The results did not address either of the primary outcomes in the included short-term trials. Although there is no absolute definition for “short-term”, it appears that no trial was longer than 12 weeks in length, although some had open label extension trials. Depression symptom severity (with clinician rating) was statistically significantly reduced for those on antidepressants versus placebo [(14 trials N=2490; mean difference −3.51; 95% CI −4.55 to −2.47) see Table 2]. The measurement in reduction of 3.51 points was utilizing the CDRS-R scale whose scores range from17-113. There was no evidence that the individual (subgroup) drug class modified the effect of the newer generation antidepressants (Chi2=8.23; df= 6; P=0.22). There was no evidence the depression symptom severity (with self-reporting) was decreased on fluoxetine or paroxetine but only five trials measured this (N=564; MD −0.53; 95% CI −2.37 to 1.31). Remission and response was increased and favored when taking an antidepressant [(16 trials; N=2924; RR 1.18; 95%CI 1.08 to 1.28) see Table 2]. There was suggestion of increased risk in suicide related outcomes among 17 trials that had data for antidepressant versus placebo (see Table 1 for suicide related outcomes). There was an increase in adverse effects in those taking antidepressants versus placebo (11 trials; N=2136; RR 1.11; 95% CI 1.05 to 1.17). A summary of the statistically significant adverse events that were reported are provided in Table 3 from this author using Chi2 analysis.
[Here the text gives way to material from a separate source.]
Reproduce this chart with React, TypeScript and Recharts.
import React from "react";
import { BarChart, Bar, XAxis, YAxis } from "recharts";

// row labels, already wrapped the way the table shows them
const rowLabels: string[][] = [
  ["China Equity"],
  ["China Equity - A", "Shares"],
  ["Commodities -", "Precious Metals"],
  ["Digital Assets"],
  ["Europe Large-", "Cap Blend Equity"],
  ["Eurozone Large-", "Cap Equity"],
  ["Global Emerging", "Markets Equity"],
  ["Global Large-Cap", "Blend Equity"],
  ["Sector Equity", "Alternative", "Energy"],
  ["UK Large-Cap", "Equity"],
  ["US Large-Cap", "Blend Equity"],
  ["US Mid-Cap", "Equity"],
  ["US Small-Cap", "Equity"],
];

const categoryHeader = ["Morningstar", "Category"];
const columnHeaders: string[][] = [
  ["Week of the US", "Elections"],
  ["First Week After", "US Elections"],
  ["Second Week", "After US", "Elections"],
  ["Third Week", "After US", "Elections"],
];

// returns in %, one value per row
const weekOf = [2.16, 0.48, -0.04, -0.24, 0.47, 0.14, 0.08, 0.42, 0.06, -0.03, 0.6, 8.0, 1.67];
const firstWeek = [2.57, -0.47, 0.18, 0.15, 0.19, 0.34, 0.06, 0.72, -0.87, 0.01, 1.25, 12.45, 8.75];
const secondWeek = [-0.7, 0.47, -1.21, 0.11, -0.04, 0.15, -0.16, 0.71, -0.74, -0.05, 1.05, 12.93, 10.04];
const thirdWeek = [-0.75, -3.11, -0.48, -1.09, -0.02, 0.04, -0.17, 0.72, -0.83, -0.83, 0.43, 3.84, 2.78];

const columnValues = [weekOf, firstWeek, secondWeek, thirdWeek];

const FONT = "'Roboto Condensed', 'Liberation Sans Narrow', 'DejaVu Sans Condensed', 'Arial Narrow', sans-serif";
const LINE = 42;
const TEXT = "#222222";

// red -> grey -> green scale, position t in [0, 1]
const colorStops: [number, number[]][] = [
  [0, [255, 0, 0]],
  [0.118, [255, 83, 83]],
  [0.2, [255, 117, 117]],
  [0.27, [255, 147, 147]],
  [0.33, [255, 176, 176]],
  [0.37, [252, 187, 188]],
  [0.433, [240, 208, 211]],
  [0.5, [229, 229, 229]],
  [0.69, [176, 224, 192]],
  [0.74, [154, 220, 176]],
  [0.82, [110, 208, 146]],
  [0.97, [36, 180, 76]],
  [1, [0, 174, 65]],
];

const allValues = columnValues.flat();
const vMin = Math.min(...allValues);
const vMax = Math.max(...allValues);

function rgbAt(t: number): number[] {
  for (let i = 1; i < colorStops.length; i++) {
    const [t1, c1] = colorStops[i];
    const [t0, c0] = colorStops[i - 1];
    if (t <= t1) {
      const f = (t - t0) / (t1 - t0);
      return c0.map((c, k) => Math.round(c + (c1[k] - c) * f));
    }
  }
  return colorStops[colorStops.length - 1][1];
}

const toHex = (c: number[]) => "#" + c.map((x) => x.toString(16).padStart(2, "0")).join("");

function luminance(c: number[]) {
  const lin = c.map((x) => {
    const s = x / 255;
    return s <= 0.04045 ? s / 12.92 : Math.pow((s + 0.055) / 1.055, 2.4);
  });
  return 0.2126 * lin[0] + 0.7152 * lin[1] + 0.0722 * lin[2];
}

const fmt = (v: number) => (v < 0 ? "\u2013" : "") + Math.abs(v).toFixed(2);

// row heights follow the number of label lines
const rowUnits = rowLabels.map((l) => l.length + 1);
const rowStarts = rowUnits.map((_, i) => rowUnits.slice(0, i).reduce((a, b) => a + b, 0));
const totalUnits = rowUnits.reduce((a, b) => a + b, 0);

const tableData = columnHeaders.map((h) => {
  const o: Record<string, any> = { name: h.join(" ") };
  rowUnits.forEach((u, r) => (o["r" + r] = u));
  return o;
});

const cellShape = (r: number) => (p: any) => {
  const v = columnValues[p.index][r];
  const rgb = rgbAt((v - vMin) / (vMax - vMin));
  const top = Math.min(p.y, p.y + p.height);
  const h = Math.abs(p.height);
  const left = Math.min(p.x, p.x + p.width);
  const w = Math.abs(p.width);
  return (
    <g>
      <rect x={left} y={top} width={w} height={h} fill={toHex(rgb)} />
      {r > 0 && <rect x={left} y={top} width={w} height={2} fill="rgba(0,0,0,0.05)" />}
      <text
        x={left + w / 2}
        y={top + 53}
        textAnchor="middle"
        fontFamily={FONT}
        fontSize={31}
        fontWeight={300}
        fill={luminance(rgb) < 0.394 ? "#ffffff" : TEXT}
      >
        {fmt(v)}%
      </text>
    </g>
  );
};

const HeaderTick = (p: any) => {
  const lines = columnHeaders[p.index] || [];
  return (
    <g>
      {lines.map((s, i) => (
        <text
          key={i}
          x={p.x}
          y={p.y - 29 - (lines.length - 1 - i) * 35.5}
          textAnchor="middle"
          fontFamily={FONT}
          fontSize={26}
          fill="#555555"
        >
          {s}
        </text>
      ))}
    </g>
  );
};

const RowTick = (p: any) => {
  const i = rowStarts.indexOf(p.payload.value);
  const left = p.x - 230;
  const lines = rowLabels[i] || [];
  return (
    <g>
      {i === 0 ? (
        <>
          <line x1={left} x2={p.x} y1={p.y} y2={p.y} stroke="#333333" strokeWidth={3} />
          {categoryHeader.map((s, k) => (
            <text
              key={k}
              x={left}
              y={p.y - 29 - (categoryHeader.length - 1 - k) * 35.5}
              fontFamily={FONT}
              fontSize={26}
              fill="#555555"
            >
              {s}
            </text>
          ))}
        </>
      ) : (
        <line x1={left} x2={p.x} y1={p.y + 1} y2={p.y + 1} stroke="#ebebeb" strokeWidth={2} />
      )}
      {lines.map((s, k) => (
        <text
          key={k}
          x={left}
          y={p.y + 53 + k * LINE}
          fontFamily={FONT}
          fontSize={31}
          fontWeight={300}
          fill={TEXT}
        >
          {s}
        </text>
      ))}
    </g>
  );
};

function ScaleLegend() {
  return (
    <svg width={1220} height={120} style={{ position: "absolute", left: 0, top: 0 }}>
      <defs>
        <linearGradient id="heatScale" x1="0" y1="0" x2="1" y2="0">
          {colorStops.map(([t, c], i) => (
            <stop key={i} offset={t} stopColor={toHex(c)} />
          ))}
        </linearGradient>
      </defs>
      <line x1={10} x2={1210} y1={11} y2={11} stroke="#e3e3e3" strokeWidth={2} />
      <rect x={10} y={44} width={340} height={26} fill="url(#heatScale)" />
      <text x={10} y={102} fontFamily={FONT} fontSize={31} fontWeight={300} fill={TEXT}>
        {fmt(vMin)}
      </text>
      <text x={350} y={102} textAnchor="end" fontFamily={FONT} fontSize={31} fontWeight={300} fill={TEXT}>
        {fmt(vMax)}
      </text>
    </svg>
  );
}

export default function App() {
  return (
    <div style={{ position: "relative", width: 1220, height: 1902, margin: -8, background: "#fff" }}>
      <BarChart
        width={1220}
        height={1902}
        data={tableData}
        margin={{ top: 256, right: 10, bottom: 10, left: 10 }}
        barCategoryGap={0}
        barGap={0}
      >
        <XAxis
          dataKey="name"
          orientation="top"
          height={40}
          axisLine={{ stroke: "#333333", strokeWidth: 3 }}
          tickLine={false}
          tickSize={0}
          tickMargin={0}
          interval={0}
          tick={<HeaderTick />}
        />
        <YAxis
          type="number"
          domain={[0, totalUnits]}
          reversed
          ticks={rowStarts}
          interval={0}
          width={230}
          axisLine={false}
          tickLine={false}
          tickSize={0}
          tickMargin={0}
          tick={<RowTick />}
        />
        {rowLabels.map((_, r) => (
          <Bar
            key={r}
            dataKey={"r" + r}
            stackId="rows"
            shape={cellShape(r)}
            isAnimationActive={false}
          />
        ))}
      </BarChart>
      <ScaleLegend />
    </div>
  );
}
Between the two groups the participants completing the trial did not differ (18 trials; N=3290; RR 0.99; 95% CI 0.94 to 1.05). See Table 4 for attrition rates including active drug versus placebo. There was moderate heterogeneity in the relative rates of completion [Chi2 25.82; df =15 (P=0.04); I2=42% (95% CI 0% to 67%)].
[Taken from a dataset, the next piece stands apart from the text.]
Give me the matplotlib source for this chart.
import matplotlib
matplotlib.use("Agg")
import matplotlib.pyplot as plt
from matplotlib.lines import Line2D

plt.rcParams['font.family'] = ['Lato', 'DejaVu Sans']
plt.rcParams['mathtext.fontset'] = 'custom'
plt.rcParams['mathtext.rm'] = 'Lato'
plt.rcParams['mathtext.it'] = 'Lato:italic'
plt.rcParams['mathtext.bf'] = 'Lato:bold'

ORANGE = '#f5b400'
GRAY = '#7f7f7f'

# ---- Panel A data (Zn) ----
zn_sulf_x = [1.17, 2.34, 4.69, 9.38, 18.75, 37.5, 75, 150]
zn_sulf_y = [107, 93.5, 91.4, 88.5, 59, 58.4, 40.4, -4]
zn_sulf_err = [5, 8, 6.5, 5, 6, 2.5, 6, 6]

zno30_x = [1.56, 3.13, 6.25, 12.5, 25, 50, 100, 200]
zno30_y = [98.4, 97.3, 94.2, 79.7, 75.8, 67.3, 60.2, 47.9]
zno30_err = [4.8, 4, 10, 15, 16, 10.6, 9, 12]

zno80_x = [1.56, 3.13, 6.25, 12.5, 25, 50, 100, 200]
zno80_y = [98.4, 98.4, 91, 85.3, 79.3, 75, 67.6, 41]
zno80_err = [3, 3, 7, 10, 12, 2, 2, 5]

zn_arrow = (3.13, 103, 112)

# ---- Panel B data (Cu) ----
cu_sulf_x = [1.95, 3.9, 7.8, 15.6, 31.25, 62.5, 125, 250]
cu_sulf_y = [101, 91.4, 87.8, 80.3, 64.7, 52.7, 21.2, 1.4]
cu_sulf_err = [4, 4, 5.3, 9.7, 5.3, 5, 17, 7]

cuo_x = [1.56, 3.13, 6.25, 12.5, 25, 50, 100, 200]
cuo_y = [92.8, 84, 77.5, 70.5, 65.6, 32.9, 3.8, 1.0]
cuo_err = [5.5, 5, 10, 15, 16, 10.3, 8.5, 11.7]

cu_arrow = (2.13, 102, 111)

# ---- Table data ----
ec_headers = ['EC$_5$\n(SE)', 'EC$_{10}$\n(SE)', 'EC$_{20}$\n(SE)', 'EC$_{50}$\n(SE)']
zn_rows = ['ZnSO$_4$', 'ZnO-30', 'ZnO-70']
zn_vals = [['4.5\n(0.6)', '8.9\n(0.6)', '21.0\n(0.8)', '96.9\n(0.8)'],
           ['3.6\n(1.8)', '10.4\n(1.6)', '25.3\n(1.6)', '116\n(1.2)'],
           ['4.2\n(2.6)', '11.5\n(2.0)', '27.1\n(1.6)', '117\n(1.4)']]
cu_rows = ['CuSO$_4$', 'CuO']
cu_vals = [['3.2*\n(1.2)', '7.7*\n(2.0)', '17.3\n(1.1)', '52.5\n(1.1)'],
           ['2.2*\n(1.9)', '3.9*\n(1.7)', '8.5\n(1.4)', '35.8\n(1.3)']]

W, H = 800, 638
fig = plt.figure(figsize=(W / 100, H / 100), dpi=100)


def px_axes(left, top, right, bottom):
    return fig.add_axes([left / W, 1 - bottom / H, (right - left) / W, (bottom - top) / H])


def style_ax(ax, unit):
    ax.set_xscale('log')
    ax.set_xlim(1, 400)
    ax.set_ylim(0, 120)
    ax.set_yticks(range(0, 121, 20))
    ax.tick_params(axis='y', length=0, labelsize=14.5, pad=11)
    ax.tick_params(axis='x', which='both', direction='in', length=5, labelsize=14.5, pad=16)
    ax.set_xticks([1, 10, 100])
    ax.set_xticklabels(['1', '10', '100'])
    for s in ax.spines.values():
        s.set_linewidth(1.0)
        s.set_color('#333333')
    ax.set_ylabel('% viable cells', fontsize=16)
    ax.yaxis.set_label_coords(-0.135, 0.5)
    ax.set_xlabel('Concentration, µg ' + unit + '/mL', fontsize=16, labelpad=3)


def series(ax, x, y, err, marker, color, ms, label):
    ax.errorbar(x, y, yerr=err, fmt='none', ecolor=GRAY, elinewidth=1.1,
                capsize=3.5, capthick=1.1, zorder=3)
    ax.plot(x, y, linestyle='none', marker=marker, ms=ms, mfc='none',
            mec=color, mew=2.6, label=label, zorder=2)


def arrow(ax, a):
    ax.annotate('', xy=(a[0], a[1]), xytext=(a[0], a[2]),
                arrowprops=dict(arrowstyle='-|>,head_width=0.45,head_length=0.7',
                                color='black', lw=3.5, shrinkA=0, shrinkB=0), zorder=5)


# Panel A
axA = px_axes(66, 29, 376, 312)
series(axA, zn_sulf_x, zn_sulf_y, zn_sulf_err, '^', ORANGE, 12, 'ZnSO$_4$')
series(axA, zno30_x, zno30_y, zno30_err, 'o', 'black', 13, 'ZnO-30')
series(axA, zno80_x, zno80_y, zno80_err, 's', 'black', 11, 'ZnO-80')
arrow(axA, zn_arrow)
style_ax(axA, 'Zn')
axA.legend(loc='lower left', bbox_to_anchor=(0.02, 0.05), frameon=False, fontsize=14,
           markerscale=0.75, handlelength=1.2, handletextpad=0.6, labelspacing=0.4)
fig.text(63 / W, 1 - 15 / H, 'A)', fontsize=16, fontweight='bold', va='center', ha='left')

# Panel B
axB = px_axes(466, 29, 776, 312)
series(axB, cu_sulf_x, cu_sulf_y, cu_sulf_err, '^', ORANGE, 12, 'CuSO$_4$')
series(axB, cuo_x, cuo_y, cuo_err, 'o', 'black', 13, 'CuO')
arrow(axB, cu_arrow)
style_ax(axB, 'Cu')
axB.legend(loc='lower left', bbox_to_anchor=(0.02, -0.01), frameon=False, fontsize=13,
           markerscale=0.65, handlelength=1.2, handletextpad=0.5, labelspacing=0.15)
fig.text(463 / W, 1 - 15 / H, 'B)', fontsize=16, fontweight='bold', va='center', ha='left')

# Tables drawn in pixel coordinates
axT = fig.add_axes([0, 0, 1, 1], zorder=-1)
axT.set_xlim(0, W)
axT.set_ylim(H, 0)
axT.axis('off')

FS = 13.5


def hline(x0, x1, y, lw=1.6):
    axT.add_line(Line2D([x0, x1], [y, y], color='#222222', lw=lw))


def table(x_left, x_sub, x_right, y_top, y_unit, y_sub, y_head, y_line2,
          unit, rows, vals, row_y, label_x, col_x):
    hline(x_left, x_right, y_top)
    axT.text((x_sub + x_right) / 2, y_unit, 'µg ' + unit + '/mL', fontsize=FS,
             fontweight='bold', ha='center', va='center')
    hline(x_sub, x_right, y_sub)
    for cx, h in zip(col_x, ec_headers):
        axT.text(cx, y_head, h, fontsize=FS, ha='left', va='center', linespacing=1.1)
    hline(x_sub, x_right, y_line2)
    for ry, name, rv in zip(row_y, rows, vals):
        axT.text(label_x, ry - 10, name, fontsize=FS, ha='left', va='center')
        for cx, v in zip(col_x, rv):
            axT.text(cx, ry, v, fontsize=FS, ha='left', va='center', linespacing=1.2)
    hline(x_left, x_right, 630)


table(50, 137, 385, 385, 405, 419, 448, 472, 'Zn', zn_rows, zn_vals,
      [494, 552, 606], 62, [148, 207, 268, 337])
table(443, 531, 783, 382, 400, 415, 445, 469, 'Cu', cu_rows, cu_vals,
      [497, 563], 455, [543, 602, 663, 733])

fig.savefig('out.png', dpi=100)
From this meta-analysis there is no evidence that the magnitude of intervention effects was modified by individual drug class. The results depicted the reduction in depression symptoms and an increase in remission/response while taking a newer generation antidepressant compared to placebo. This reduction in symptoms is however small with a decrease of 3.51 on the CDRS (scores range from 17–113) with 28 being the definition of remission. Clinical effects/benefit cannot be determined from these results. The risk of suicide related outcomes was 58% higher in the treatment group, which equates to an increase of risk in-group with median baseline risk from 25 in 1,000 to 40 in 1,000. There was not enough data to investigate whether age had any impact on the effects of medication treatment. Overall the evidence is not compelling in children or adolescents in regards to the effectiveness of newer generation antidepressants. The review states that if the decision is made to start a patient on medication it supports the current guidelines choosing fluoxetine as the first line agent, but conditions that with the review they conducted, no recommendations can be made until further research is done in regards to comparative effectiveness. A limitation of the selection process included not being able to retrieve data from unpublished studies (i.e., results presented at a conference and not elsewhere). Of the trials not included, it does not seem to suggest results would have been more statistically significant. In addition, another limitation to the included studies was the study designs only observed short-term (i.e. trials were less than 12 weeks) effects.

Even with the numerous studies completed thus far, more research is needed in this specific population. This should include comparisons of antidepressants in head-to-head trials instead of versus placebo. However, based on this authors' review, longer trial duration is needed in order to gather data to address the suicidality warning in children, adolescents, and young adults. Research must continue to find a treatment that has significantly and consistently positive clinical outcomes. Future trials should also include children and adolescents with co-morbid conditions to better represent the general population. Benefits and risks still need to be evaluated by clinicians when deciding when and if they should treat younger patients with newer generation antidepressants.